**Given data**
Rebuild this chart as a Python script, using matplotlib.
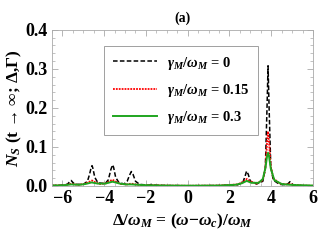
import matplotlib
matplotlib.use("Agg")
import matplotlib.pyplot as plt
from matplotlib.ticker import MultipleLocator, FormatStrFormatter

plt.rcParams['font.family'] = ['Liberation Serif', 'DejaVu Serif']
plt.rcParams['font.weight'] = 'bold'
plt.rcParams['mathtext.fontset'] = 'custom'
plt.rcParams['mathtext.rm'] = 'Liberation Serif:bold'
plt.rcParams['mathtext.it'] = 'Liberation Serif:italic:bold'
plt.rcParams['mathtext.bf'] = 'Liberation Serif:bold'

# gamma_M/omega_M = 0
x_g0 = [-6.5, -5.9, -5.75, -5.65, -5.58, -5.5, -5.4, -5.0, -4.8, -4.7, -4.62, -4.58, -4.54, -4.45,
        -4.3, -3.95, -3.8, -3.68, -3.6, -3.55, -3.45, -3.3, -3.05, -2.9, -2.78, -2.7, -2.62, -2.5,
        -2.3, -1.85, -1.75, -1.65, -1.0, 0.0, 1.5, 2.4, 2.65, 2.75, 2.82, 2.9, 3.0, 3.3, 3.6, 3.72,
        3.8, 3.85, 3.9, 3.98, 4.1, 4.4, 4.75, 4.85, 4.9, 4.95, 5.05, 5.4, 6.0]
y_g0 = [0.001, 0.002, 0.005, 0.011, 0.014, 0.009, 0.004, 0.004, 0.012, 0.030, 0.048, 0.052, 0.045, 0.022,
        0.008, 0.006, 0.016, 0.042, 0.054, 0.048, 0.022, 0.009, 0.005, 0.012, 0.028, 0.037, 0.030, 0.012,
        0.004, 0.002, 0.004, 0.002, 0.001, 0.0005, 0.001, 0.003, 0.010, 0.025, 0.038, 0.030, 0.012, 0.005, 0.012, 0.045,
        0.20, 0.308, 0.20, 0.05, 0.015, 0.004, 0.003, 0.008, 0.011, 0.008, 0.003, 0.001, 0.0005]

# gamma_M/omega_M = 0.15
x_g15 = [-6.5, -5.9, -5.7, -5.58, -5.45, -5.2, -4.9, -4.7, -4.58, -4.45, -4.2, -3.9, -3.72, -3.6,
         -3.48, -3.2, -2.9, -2.7, -2.5, -2.2, -1.75, -1.0, 0.0, 1.5, 2.4, 2.7, 2.83, 2.95, 3.3, 3.6,
         3.72, 3.8, 3.85, 3.9, 3.98, 4.1, 4.4, 4.75, 4.9, 5.05, 5.5, 6.0]
y_g15 = [0.001, 0.002, 0.004, 0.006, 0.004, 0.003, 0.006, 0.011, 0.014, 0.010, 0.005, 0.007, 0.013, 0.016,
         0.012, 0.005, 0.004, 0.006, 0.004, 0.002, 0.002, 0.001, 0.0005, 0.001, 0.004, 0.012, 0.018, 0.013, 0.006, 0.015,
         0.045, 0.11, 0.14, 0.11, 0.05, 0.02, 0.006, 0.004, 0.005, 0.003, 0.001, 0.0005]

# gamma_M/omega_M = 0.3
x_g3 = [-6.5, -5.9, -5.58, -5.2, -4.9, -4.6, -4.3, -3.95, -3.6, -3.25, -2.95, -2.7, -2.4, -2.0,
        -1.0, 0.0, 1.5, 2.3, 2.6, 2.83, 3.05, 3.4, 3.6, 3.72, 3.8, 3.85, 3.9, 3.98, 4.15, 4.5,
        4.9, 5.3, 6.0]
y_g3 = [0.001, 0.002, 0.004, 0.003, 0.005, 0.009, 0.006, 0.006, 0.011, 0.006, 0.004, 0.004, 0.003, 0.002,
        0.001, 0.0007, 0.001, 0.003, 0.007, 0.013, 0.008, 0.008, 0.018, 0.045, 0.075, 0.085, 0.075, 0.045, 0.015, 0.005,
        0.003, 0.002, 0.001]

labels = [r'$\gamma_M/\omega_M$ = 0', r'$\gamma_M/\omega_M$ = 0.15', r'$\gamma_M/\omega_M$ = 0.3']

fig = plt.figure(figsize=(3.27, 2.45), dpi=100)
ax = fig.add_axes([0.159, 0.241, 0.798, 0.637])

ax.plot(x_g0, y_g0, color='black', linestyle=(0, (3, 1.5)), linewidth=1.1, label=labels[0])
ax.plot(x_g15, y_g15, color='red', linestyle=(0, (1, 0.6)), linewidth=1.3, label=labels[1])
ax.plot(x_g3, y_g3, color='#1fa51f', linestyle='-', linewidth=1.4, label=labels[2])

ax.set_xlim(-6.5, 6)
ax.set_ylim(0, 0.4)
ax.set_xticks([-6, -4, -2, 0, 2, 4, 6])
ax.xaxis.set_minor_locator(MultipleLocator(0.5))
ax.yaxis.set_major_locator(MultipleLocator(0.1))
ax.yaxis.set_minor_locator(MultipleLocator(0.02))
ax.yaxis.set_major_formatter(FormatStrFormatter('%.1f'))
ax.tick_params(which='both', direction='in', top=True, right=True, color='#aaaaaa', labelsize=13, pad=3)
ax.tick_params(which='major', length=4, width=0.6)
ax.tick_params(which='minor', length=2, width=0.5)
for s in ax.spines.values():
    s.set_color('#aaaaaa')
    s.set_linewidth(0.6)
for t in ax.get_xticklabels() + ax.get_yticklabels():
    t.set_fontweight('bold')

ax.set_xlabel('$\\Delta/\\omega_M$ = ($\\omega$\u2212$\\omega_c$)/$\\omega_M$',
              fontsize=12.5, fontweight='bold', labelpad=3)
ax.set_ylabel('$N_S$ (t \u2192 \u221e; \u0394,\u0393)', fontsize=12.5, fontweight='bold', labelpad=1)
ax.set_title('(a)', fontsize=10, fontweight='bold', pad=6)

leg = ax.legend(loc='upper left', bbox_to_anchor=(0.172, 0.945), fontsize=10.5, frameon=True,
                fancybox=False, edgecolor='#888888', handlelength=3.0, borderpad=0.6,
                labelspacing=0.7, handletextpad=0.7)
leg.get_frame().set_linewidth(0.7)

fig.savefig('out.png', dpi=100)
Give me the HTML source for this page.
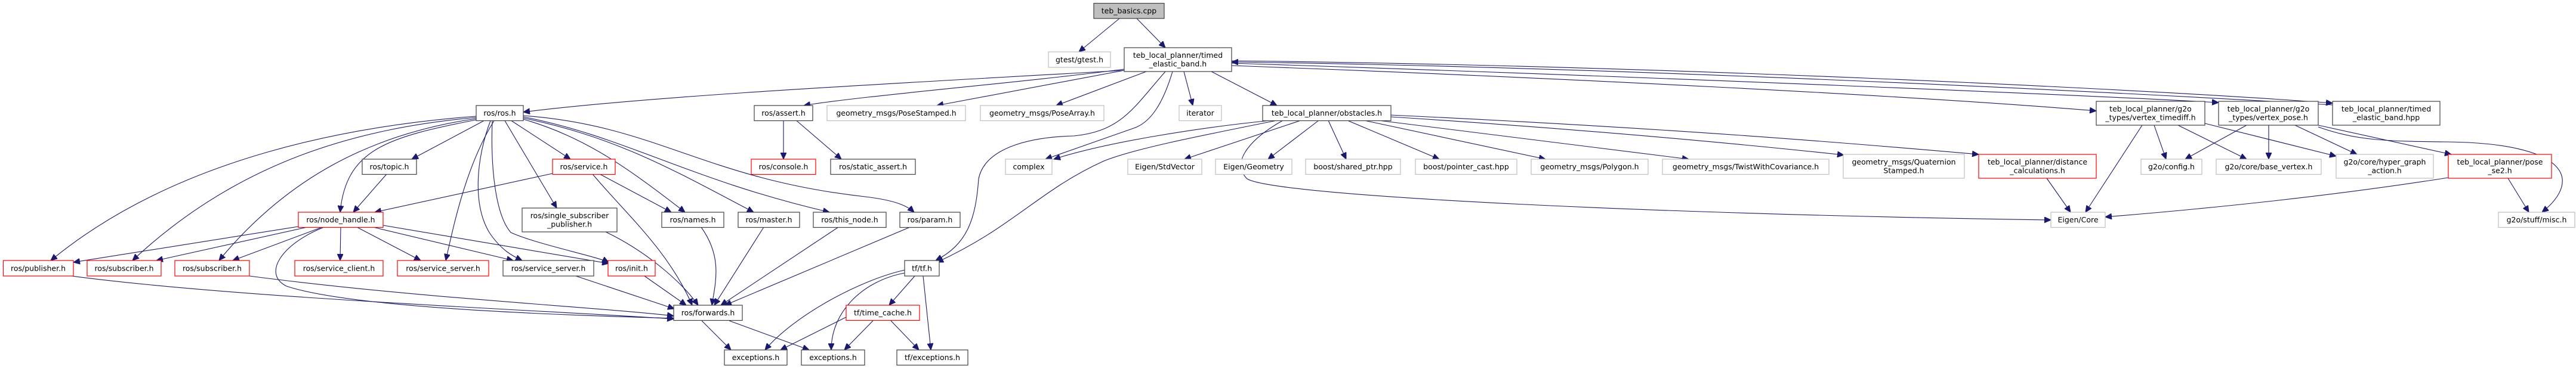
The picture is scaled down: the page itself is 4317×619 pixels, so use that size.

**Problem to work on**
Starting with the line that holds "Give me the HTML source for this page.", retype each line through the last one in the listing above, exactly as written. Do not copy any pictures.

**Written reply**
Give me the HTML source for this page.
The picture is scaled down: the page itself is 4317×619 pixels, so use that size.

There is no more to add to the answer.